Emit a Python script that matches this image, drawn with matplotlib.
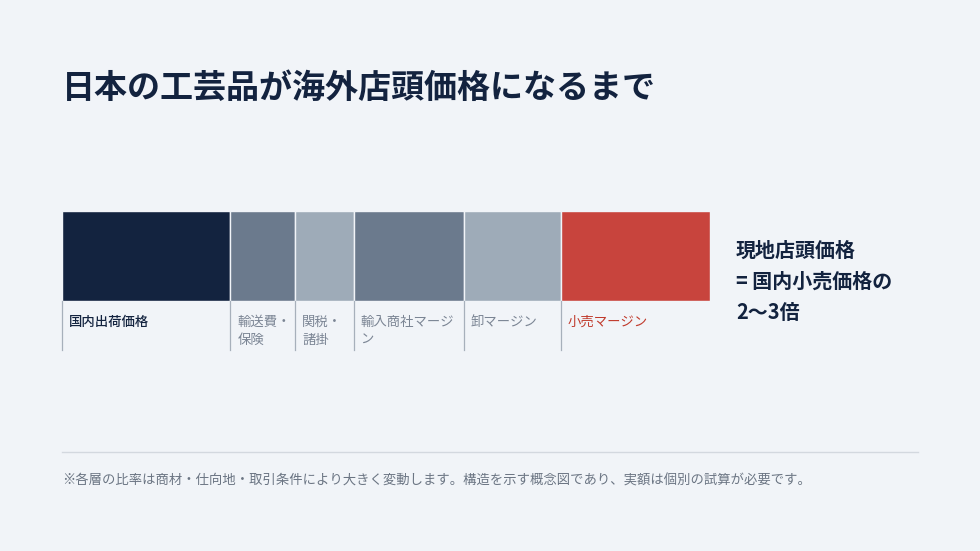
import matplotlib
matplotlib.use("Agg")
import matplotlib.pyplot as plt
import numpy as np

plt.rcParams['font.family'] = ['Noto Sans CJK JP', 'DejaVu Sans']

# data: share of final shelf price (approximate)
segments = ['国内出荷価格', '輸送費・\n保険', '関税・\n諸掛', '輸入商社マージ\nン', '卸マージン', '小売マージン']
shares = [26, 10, 9, 17, 15, 23]
colors = ['#13233f', '#6b7a8d', '#9eabb8', '#6b7a8d', '#9eabb8', '#c8443d']
label_colors = ['#13233f', '#7b8594', '#7b8594', '#7b8594', '#7b8594', '#c0392b']
label_weights = ['medium', 'normal', 'normal', 'normal', 'normal', 'normal']

title = '日本の工芸品が海外店頭価格になるまで'
result_text = '現地店頭価格\n= 国内小売価格の\n2〜3倍'
note = '※各層の比率は商材・仕向地・取引条件により大きく変動します。構造を示す概念図であり、実額は個別の試算が必要です。'

bg = '#f1f4f8'
W, H = 980, 551
fig = plt.figure(figsize=(W / 100, H / 100), dpi=100, facecolor=bg)

# full-figure axes in pixel coordinates for the text layout
base = fig.add_axes([0, 0, 1, 1])
base.set_xlim(0, W)
base.set_ylim(H, 0)
base.axis('off')
base.set_facecolor(bg)

base.text(62, 88, title, fontsize=23.8, fontweight='bold', color='#13233f',
          va='center', ha='left')

# bar axes
bar_left, bar_top, bar_w, bar_h = 62, 211, 648, 90
ax = fig.add_axes([bar_left / W, (H - bar_top - bar_h) / H, bar_w / W, bar_h / H])
ax.set_xlim(0, sum(shares))
ax.set_ylim(0, 1)
ax.axis('off')

lefts = np.concatenate([[0], np.cumsum(shares)[:-1]])
ax.barh(0.5, shares, left=lefts, height=1.0, color=colors,
        edgecolor=bg, linewidth=1.0)

line_len = 49 / bar_h
for i, (lab, l) in enumerate(zip(segments, lefts)):
    ax.plot([l, l], [0, -line_len], color='#a7b0bb', lw=0.9, clip_on=False)
    ax.annotate(lab, xy=(l, 0), xytext=(7, -14), textcoords='offset pixels',
                va='top', ha='left', fontsize=9.6, color=label_colors[i],
                fontweight=label_weights[i], linespacing=1.35,
                annotation_clip=False)

base.text(736, 281, result_text, fontsize=14.4, fontweight='bold', color='#13233f',
          va='center', ha='left', linespacing=1.6)

base.plot([62, 918], [452, 452], color='#d3d8df', lw=1)
base.text(62, 481, note, fontsize=9.6, color='#6b7583', va='center', ha='left')

fig.savefig('out.png', dpi=100, facecolor=bg)
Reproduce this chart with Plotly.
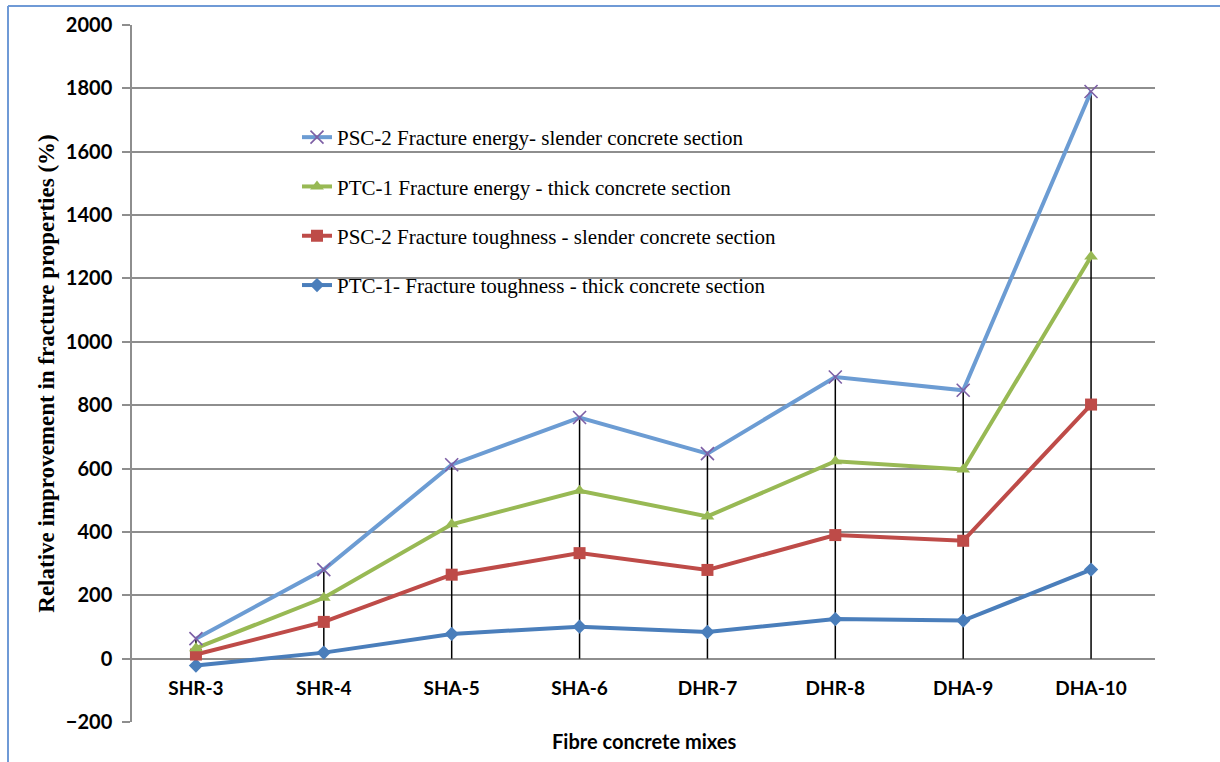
import plotly.graph_objects as go

categories = ["SHR-3", "SHR-4", "SHA-5", "SHA-6", "DHR-7", "DHR-8", "DHA-9", "DHA-10"]
ptc1_toughness = [-22, 19, 78, 101, 84, 125, 120, 281]
psc2_toughness = [13, 116, 265, 333, 280, 390, 372, 802]
ptc1_energy = [33, 192, 424, 530, 449, 623, 597, 1269]
psc2_energy = [63, 281, 612, 761, 647, 889, 847, 1790]

y_ticks = list(range(-200, 2001, 200))

series = [
    ("PTC-1- Fracture toughness - thick concrete section", ptc1_toughness, "#4A7EBB", "#4A7EBB", "diamond", 11, 4),
    ("PSC-2 Fracture toughness - slender concrete section", psc2_toughness, "#BE4B48", "#BE4B48", "square", 12, 3),
    ("PTC-1 Fracture energy - thick concrete section", ptc1_energy, "#98B954", "#98B954", "triangle-up", 12, 2),
    ("PSC-2 Fracture energy- slender concrete section", psc2_energy, "#6C9CD3", "#7D5FA5", "x-thin", 13, 1),
]

fig = go.Figure()

# drop lines from highest point to the category axis
all_vals = [ptc1_toughness, psc2_toughness, ptc1_energy, psc2_energy]
dx, dy = [], []
for i, c in enumerate(categories):
    vals = [s[i] for s in all_vals]
    dx += [c, c, None]
    dy += [max(vals), min(0, min(vals)), None]
fig.add_trace(go.Scatter(x=dx, y=dy, mode="lines", line=dict(color="black", width=1.5),
                         showlegend=False, hoverinfo="skip"))

for name, vals, lc, mc, sym, sz, rank in series:
    marker = dict(symbol=sym, size=sz, color=mc)
    if sym == "x-thin":
        marker["line"] = dict(color=mc, width=1.6)
    fig.add_trace(go.Scatter(
        x=categories, y=vals, name=name, mode="lines+markers",
        line=dict(color=lc, width=4), marker=marker, legendgroup=name,
        legendrank=rank,
    ))

W, H = 1220, 762
L, R, T, B = 132, 65, 25, 40
pw, ph = W - L - R, H - T - B

def px_x(p):
    return (p - L) / pw

def px_y(p):
    return (H - B - p) / ph

fig.update_layout(
    width=W, height=H,
    margin=dict(l=L, r=R, t=T, b=B, autoexpand=False),
    paper_bgcolor="white", plot_bgcolor="white",
    font=dict(family="Lato", color="black"),
    legend=dict(
        x=px_x(297), y=px_y(117), xanchor="left", yanchor="top",
        bgcolor="rgba(0,0,0,0)", traceorder="grouped", tracegroupgap=19,
        font=dict(family="Liberation Serif", size=21, color="black"),
    ),
    xaxis=dict(
        type="category", range=[-0.5, 7.5], showgrid=False, showline=False,
        ticks="", anchor="free", position=200 / 2200,
        tickfont=dict(family="Lato", size=19, weight="bold", color="black"),
        ticklabelstandoff=16, zeroline=False,
    ),
    yaxis=dict(
        range=[-200, 2000], tickvals=y_ticks, domain=[0, 1],
        showgrid=True, gridcolor="#8E8E8E", gridwidth=1.5,
        showline=True, linecolor="#8E8E8E", linewidth=1.5,
        ticks="outside", ticklen=8, tickcolor="#8E8E8E", tickwidth=1.5,
        tickfont=dict(family="Lato", size=20, weight="bold", color="black"),
        ticklabelstandoff=6, zeroline=False,
        title=dict(text="Relative improvement in fracture properties (%)",
                   font=dict(family="Liberation Serif", size=23, weight="bold", color="black"),
                   standoff=5),
    ),
    annotations=[dict(
        text="Fibre concrete mixes", xref="paper", yref="paper",
        x=0.5, y=px_y(741), xanchor="center", yanchor="middle", showarrow=False,
        font=dict(family="Lato", size=20, weight="bold", color="black"),
    )],
    shapes=[
        dict(type="line", xref="paper", yref="paper", x0=px_x(8), x1=px_x(8),
             y0=px_y(6), y1=px_y(800), line=dict(color="#6F9AD6", width=2)),
        dict(type="line", xref="paper", yref="paper", x0=px_x(8), x1=px_x(1260),
             y0=px_y(6), y1=px_y(6), line=dict(color="#6F9AD6", width=2)),
    ],
)

fig.write_html("out.html", config={"displayModeBar": False},
               post_script="document.body.style.margin='0';")
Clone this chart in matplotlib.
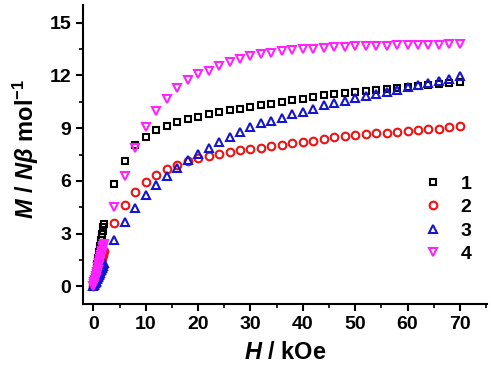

SET PROBLEM:
Copy only the lines above from the one containing "Reproduce this chart with Plotly." through the one containing "psc2_energy = [63, 281, 612, 761, 647, 889, 847, 1790]", both included. Leave out the pictures.

CORRECT ANSWER:
Reproduce this chart with Plotly.
import plotly.graph_objects as go

categories = ["SHR-3", "SHR-4", "SHA-5", "SHA-6", "DHR-7", "DHR-8", "DHA-9", "DHA-10"]
ptc1_toughness = [-22, 19, 78, 101, 84, 125, 120, 281]
psc2_toughness = [13, 116, 265, 333, 280, 390, 372, 802]
ptc1_energy = [33, 192, 424, 530, 449, 623, 597, 1269]
psc2_energy = [63, 281, 612, 761, 647, 889, 847, 1790]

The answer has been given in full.